▸ EXERCISE AIM:
Below are some records. Output the lines from the first one through the line that holds "const xTitle = '2000', yTitle", exactly as written, with no pictures.

▸ MATERIAL FOR THE TASK:
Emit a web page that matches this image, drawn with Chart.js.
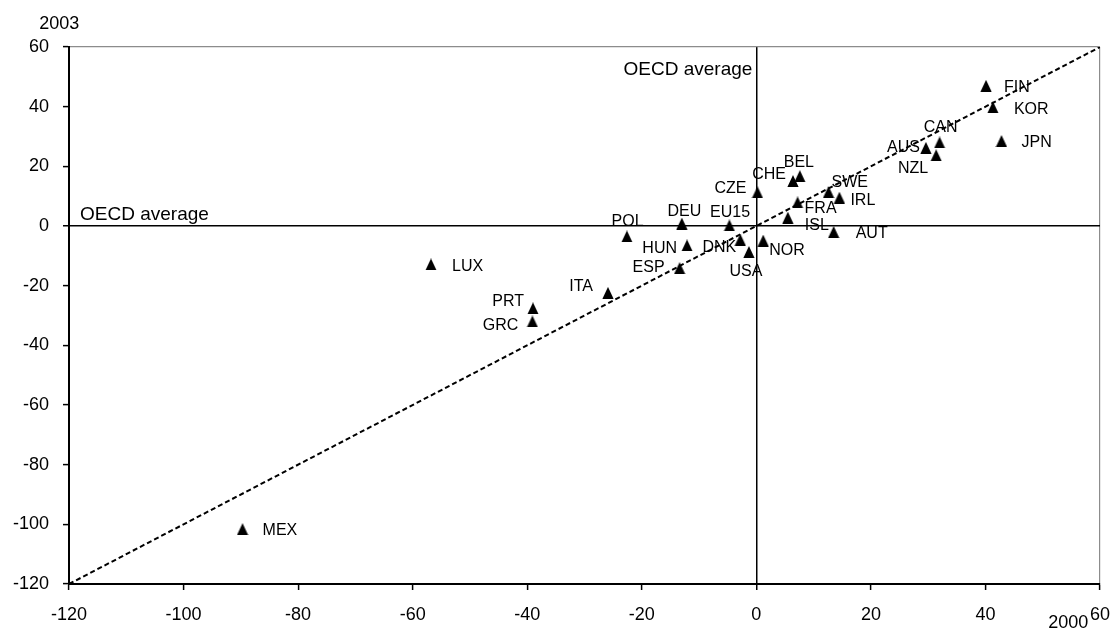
<!DOCTYPE html>
<html><head><meta charset="utf-8">
<script src="https://cdn.jsdelivr.net/npm/chart.js@4.4.0/dist/chart.umd.min.js"></script>
<style>html,body{margin:0;padding:0;background:#fff}#wrap{width:1114px;height:632px}</style>
</head><body><div id="wrap"><canvas id="c" width="1114" height="632"></canvas></div>
<script>
// ---- data ----
const countries = ['FIN','KOR','CAN','AUS','NZL','JPN','BEL','CHE','CZE','SWE','IRL','FRA','ISL','AUT','EU15','DEU','POL','HUN','DNK','USA','NOR','ESP','ITA','LUX','PRT','GRC','MEX'];
const x2000 = [40.1, 41.3, 32.0, 29.6, 31.4, 42.8, 7.6, 6.4, 0.2, 12.6, 14.5, 7.2, 5.5, 13.5, -4.7, -13.0, -22.6, -12.1, -2.8, -1.3, 1.2, -13.4, -25.9, -56.8, -39.0, -39.1, -89.7];
const y2003 = [47.0, 39.8, 28.0, 26.2, 23.7, 28.5, 16.7, 15.1, 11.3, 11.4, 9.5, 7.9, 2.8, -2.0, 0.2, 0.8, -3.5, -6.5, -4.6, -8.7, -4.9, -14.1, -22.4, -12.9, -27.6, -32.0, -101.6];
const diagLineX = [-120, 60];
const diagLineY = [-120, 60];
const axisMin = -120, axisMax = 60, axisStep = 20;
const xTitle = '2000', yTitle = '2003', avgLabel = 'OECD average';

// ---- label layout (relative to each point) ----
const labelAlign = ['left','left','center','right','right','left','center','right','right','left','left','left','left','left','center','center','center','right','right','center','left','right','right','left','right','right','left'];
const labelDx = [18,21,1,-6,-8,20,-1,-7,-11,3,11,7,17,22,0.7,2.5,0.7,-10,-4,-3,6,-15,-15,21,-9,-14,20];
const labelDy = [2,2,-15,0,13,2,-14,-6,-4,-9,3,6,8,2,-13,-12,-15,3,8,20,10,0,-6,2,-7,4,1];

const FONT = '"Liberation Sans", Arial, sans-serif';

// triangle marker
const tri = document.createElement('canvas');
tri.width = 12; tri.height = 12;
(function () {
  const g = tri.getContext('2d');
  g.fillStyle = '#000';
  g.beginPath();
  g.moveTo(6, 0);
  g.lineTo(11.6, 12);
  g.lineTo(0.4, 12);
  g.closePath();
  g.fill();
})();

const annot = {
  id: 'annot',
  afterDatasetsDraw(chart) {
    const ctx = chart.ctx;
    const meta = chart.getDatasetMeta(1);
    const ca = chart.chartArea;
    const xs = chart.scales.x, ys = chart.scales.y;
    ctx.save();
    ctx.fillStyle = '#000';
    ctx.font = '16px ' + FONT;
    ctx.textBaseline = 'middle';
    meta.data.forEach((pt, i) => {
      ctx.textAlign = labelAlign[i];
      ctx.fillText(countries[i], pt.x + labelDx[i], pt.y + labelDy[i]);
    });
    ctx.textBaseline = 'alphabetic';
    ctx.font = '19px ' + FONT;
    ctx.textAlign = 'left';
    ctx.fillText(avgLabel, ca.left + 11, ys.getPixelForValue(0) - 6.4);
    ctx.textAlign = 'right';
    ctx.fillText(avgLabel, xs.getPixelForValue(0) - 4, ca.top + 28);
    ctx.font = '18px ' + FONT;
    ctx.textAlign = 'left';
    ctx.fillText(yTitle, ca.left - 29.7, ca.top - 17.7);
    ctx.fillText(xTitle, ca.right - 51.7, ca.bottom + 44.3);
    ctx.restore();
  }
};

function gridColor(c) {
  const v = c.tick && c.tick.value;
  if (v === 0) return '#000';
  if (v === axisMax) return '#8c8c8c';
  return 'rgba(0,0,0,0)';
}
function gridWidth(c) {
  const v = c.tick && c.tick.value;
  return v === 0 ? 1.5 : 1.2;
}

new Chart(document.getElementById('c'), {
  type: 'scatter',
  data: {
    datasets: [
      {
        type: 'line',
        data: diagLineX.map((v, i) => ({x: v, y: diagLineY[i]})),
        borderColor: '#000',
        borderWidth: 2,
        borderDash: [5, 3],
        pointRadius: 0,
        fill: false
      },
      {
        data: x2000.map((v, i) => ({x: v, y: y2003[i]})),
        pointStyle: tri,
        pointRadius: 6,
        backgroundColor: '#000',
        borderColor: '#000',
        borderWidth: 0
      }
    ]
  },
  options: {
    responsive: false,
    animation: false,
    devicePixelRatio: 1,
    layout: {padding: {top: 47, right: 14, left: 0, bottom: 0}},
    plugins: {legend: {display: false}, tooltip: {enabled: false}},
    scales: {
      x: {
        type: 'linear', min: axisMin, max: axisMax,
        afterFit(s) { s.height = 48; s.paddingRight = 0; s.paddingLeft = 0; },
        ticks: {stepSize: axisStep, padding: 14, color: '#000', font: {family: FONT, size: 18}},
        grid: {color: gridColor, lineWidth: gridWidth, tickLength: 6, tickColor: '#000', tickWidth: 1.5, drawOnChartArea: true},
        border: {color: '#000', width: 2}
      },
      y: {
        type: 'linear', min: axisMin, max: axisMax,
        afterFit(s) { s.width = 69; s.paddingTop = 0; s.paddingBottom = 0; },
        ticks: {stepSize: axisStep, padding: 14, color: '#000', font: {family: FONT, size: 18}},
        grid: {color: gridColor, lineWidth: gridWidth, tickLength: 6, tickColor: '#000', tickWidth: 1.5, drawOnChartArea: true},
        border: {color: '#000', width: 2}
      }
    }
  },
  plugins: [annot]
});
</script>
</body></html>
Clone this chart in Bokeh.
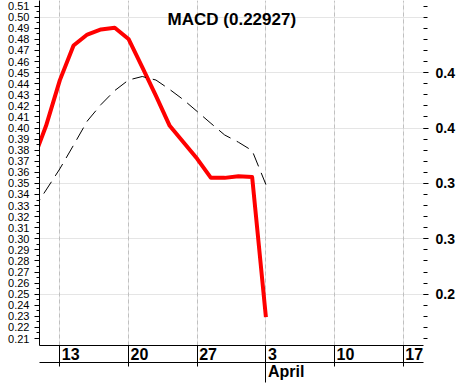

▸ WRITTEN ANSWER:
Emit a web page that matches this image, drawn with Chart.js.
<!DOCTYPE html>
<html><head><meta charset="utf-8">
<script src="https://cdn.jsdelivr.net/npm/chart.js@4.4.0/dist/chart.umd.min.js"></script>
<style>html,body{margin:0;padding:0;background:#fff}#wrap{width:1114px;height:632px}</style>
</head><body><div id="wrap"><canvas id="c" width="1114" height="632"></canvas></div>
<script>
// ---- data ----
const countries = ['FIN','KOR','CAN','AUS','NZL','JPN','BEL','CHE','CZE','SWE','IRL','FRA','ISL','AUT','EU15','DEU','POL','HUN','DNK','USA','NOR','ESP','ITA','LUX','PRT','GRC','MEX'];
const x2000 = [40.1, 41.3, 32.0, 29.6, 31.4, 42.8, 7.6, 6.4, 0.2, 12.6, 14.5, 7.2, 5.5, 13.5, -4.7, -13.0, -22.6, -12.1, -2.8, -1.3, 1.2, -13.4, -25.9, -56.8, -39.0, -39.1, -89.7];
const y2003 = [47.0, 39.8, 28.0, 26.2, 23.7, 28.5, 16.7, 15.1, 11.3, 11.4, 9.5, 7.9, 2.8, -2.0, 0.2, 0.8, -3.5, -6.5, -4.6, -8.7, -4.9, -14.1, -22.4, -12.9, -27.6, -32.0, -101.6];
const diagLineX = [-120, 60];
const diagLineY = [-120, 60];
const axisMin = -120, axisMax = 60, axisStep = 20;
const xTitle = '2000', yTitle = '2003', avgLabel = 'OECD average';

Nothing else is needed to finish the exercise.